EXERCISE BRIEF - Look for the string "script" in the lines and copy each line that has it.

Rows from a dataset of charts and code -
==================================================

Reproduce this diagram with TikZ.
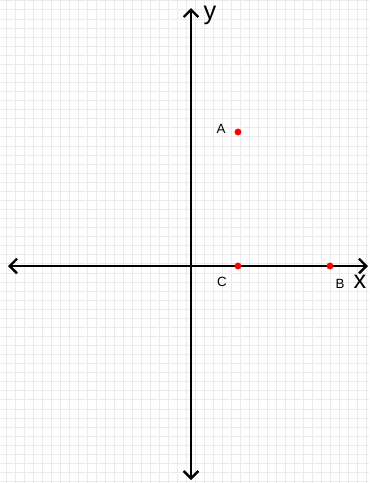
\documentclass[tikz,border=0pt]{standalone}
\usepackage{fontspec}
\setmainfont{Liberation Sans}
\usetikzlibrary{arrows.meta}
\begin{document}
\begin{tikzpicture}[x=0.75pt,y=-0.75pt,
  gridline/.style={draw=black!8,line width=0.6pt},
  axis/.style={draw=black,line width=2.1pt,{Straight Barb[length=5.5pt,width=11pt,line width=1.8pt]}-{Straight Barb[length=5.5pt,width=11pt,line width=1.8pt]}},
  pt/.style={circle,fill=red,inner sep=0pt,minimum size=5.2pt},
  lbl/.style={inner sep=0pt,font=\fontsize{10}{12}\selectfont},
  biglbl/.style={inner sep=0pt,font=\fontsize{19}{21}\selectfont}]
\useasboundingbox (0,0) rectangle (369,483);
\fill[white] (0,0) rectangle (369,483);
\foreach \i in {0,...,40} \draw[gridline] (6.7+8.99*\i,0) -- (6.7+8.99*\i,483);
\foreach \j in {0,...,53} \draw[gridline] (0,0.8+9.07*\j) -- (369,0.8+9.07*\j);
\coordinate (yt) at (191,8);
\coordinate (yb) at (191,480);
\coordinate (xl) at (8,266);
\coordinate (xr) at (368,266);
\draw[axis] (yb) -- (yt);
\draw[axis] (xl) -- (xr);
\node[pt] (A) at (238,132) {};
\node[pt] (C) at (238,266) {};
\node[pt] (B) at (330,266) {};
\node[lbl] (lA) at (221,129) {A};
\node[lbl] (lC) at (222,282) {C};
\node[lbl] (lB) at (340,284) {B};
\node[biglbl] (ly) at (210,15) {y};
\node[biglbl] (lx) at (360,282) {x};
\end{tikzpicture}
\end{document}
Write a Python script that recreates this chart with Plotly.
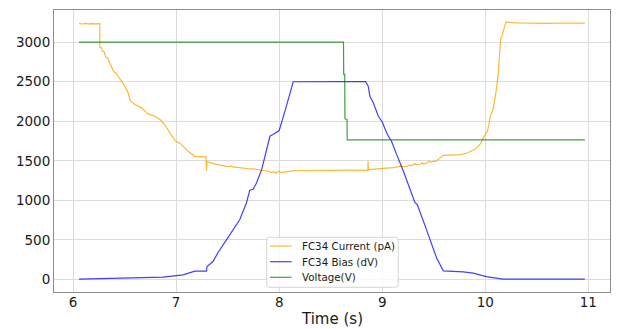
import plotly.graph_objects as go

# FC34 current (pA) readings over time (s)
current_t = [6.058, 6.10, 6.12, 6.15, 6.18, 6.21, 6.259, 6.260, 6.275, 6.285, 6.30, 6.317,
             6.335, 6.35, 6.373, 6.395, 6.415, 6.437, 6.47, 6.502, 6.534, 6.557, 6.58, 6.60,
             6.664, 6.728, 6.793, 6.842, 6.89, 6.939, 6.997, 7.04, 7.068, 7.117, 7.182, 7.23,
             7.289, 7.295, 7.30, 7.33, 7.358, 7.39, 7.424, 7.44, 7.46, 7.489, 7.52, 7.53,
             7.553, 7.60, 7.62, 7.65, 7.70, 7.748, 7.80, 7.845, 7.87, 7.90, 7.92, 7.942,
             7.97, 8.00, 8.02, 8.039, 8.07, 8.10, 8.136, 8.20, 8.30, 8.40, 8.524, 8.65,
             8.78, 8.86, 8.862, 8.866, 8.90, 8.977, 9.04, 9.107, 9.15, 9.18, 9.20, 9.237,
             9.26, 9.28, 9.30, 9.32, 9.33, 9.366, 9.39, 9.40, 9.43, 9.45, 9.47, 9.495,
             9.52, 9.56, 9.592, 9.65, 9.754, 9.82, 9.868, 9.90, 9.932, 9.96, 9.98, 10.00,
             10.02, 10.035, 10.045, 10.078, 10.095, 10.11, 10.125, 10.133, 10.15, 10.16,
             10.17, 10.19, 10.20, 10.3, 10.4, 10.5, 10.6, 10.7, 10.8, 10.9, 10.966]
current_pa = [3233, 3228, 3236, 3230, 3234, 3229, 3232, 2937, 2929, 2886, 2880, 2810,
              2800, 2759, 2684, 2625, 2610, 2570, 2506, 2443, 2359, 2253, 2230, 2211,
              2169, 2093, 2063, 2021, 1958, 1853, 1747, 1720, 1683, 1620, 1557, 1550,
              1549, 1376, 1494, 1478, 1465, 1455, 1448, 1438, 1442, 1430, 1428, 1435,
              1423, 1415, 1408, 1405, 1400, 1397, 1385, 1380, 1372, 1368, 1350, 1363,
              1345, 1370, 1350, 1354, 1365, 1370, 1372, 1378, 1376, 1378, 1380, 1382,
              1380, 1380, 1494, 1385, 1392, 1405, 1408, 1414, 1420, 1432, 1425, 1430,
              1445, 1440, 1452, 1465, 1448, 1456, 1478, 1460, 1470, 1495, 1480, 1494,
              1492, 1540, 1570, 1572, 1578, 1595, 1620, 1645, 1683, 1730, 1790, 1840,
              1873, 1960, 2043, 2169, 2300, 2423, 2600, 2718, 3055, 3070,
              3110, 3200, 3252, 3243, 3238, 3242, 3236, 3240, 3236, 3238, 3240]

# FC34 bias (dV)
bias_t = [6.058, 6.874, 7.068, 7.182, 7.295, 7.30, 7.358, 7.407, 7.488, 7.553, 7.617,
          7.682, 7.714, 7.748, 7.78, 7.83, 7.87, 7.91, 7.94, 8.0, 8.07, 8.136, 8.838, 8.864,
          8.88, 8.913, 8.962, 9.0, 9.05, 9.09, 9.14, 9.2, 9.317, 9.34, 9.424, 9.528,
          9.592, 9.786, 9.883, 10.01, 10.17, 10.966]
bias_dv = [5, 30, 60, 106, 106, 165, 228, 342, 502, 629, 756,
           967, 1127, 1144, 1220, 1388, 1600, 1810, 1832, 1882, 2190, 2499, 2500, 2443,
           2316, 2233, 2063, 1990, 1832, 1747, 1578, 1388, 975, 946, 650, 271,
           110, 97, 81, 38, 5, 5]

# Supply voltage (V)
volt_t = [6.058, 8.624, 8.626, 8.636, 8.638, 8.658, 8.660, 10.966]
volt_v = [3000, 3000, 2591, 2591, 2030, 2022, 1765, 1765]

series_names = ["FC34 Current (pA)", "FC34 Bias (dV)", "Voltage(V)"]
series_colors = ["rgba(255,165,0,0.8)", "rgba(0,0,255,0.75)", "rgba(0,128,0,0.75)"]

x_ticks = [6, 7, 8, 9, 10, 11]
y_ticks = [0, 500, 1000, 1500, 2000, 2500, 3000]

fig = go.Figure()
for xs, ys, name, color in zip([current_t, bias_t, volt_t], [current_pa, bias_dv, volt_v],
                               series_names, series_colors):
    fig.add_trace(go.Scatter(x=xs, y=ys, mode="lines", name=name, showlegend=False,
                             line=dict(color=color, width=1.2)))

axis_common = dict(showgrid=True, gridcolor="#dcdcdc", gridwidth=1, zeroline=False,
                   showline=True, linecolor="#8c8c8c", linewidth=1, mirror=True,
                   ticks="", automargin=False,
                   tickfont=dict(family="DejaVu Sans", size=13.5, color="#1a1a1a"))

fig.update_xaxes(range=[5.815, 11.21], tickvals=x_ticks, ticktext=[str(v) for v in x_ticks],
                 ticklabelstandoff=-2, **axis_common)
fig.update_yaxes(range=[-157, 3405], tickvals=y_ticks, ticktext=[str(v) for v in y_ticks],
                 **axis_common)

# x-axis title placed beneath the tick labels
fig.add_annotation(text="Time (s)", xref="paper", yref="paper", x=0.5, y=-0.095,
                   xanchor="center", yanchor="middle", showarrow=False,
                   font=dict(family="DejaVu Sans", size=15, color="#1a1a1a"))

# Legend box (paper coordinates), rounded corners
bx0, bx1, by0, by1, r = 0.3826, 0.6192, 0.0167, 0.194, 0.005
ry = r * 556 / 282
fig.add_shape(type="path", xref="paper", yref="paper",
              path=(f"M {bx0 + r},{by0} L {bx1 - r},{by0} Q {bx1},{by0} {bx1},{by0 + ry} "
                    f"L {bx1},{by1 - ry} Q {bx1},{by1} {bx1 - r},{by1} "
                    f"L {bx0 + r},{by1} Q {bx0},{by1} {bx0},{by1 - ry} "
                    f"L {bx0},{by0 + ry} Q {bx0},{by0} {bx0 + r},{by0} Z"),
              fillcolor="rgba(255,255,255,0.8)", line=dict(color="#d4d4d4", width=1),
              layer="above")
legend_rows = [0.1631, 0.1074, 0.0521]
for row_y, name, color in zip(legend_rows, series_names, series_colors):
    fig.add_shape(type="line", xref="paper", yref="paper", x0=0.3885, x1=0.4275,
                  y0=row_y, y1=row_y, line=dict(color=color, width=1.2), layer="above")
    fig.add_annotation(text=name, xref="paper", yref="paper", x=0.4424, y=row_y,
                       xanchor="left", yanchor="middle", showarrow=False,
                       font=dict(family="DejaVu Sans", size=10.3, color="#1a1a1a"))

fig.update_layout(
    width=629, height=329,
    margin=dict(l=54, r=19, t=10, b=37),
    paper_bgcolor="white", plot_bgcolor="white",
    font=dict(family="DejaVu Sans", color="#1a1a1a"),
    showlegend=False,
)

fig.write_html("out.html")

==================================================

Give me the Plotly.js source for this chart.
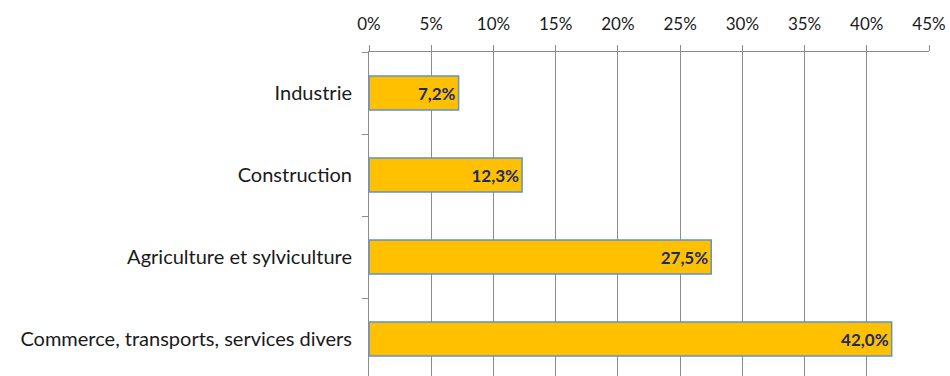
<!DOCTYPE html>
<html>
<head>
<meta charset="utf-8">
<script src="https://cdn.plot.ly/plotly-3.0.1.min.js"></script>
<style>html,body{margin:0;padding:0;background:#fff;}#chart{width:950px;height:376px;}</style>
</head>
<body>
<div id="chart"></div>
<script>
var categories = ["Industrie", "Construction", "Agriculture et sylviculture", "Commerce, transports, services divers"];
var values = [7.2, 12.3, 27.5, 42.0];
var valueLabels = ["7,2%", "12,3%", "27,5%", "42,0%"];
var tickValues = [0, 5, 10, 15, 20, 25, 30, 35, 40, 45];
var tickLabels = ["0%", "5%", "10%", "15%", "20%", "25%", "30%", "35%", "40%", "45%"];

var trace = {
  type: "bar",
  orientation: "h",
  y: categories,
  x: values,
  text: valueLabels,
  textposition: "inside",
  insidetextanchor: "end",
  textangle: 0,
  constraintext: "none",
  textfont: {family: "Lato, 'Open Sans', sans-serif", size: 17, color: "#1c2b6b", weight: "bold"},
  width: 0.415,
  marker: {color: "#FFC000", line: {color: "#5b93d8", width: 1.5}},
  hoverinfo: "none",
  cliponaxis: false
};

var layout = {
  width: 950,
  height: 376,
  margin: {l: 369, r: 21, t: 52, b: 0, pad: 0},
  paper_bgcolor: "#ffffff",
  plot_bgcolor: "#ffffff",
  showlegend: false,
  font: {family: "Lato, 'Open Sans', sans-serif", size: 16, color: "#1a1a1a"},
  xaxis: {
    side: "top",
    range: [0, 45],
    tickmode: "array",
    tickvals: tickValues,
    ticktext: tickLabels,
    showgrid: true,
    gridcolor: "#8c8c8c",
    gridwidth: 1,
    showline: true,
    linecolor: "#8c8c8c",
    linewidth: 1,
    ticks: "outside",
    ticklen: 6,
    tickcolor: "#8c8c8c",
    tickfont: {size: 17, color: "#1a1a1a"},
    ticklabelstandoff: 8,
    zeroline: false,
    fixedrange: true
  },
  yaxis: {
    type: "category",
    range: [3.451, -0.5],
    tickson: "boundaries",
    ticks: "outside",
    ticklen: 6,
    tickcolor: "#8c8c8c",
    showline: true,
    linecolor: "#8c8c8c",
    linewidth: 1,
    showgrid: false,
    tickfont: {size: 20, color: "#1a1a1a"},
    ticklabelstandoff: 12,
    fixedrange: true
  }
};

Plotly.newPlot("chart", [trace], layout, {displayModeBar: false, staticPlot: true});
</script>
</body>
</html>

==================================================

REPLY TO THE EXERCISE -
Write a Python script that recreates this chart with Plotly.
<script src="https://cdn.plot.ly/plotly-3.0.1.min.js"></script>
<script>
</script>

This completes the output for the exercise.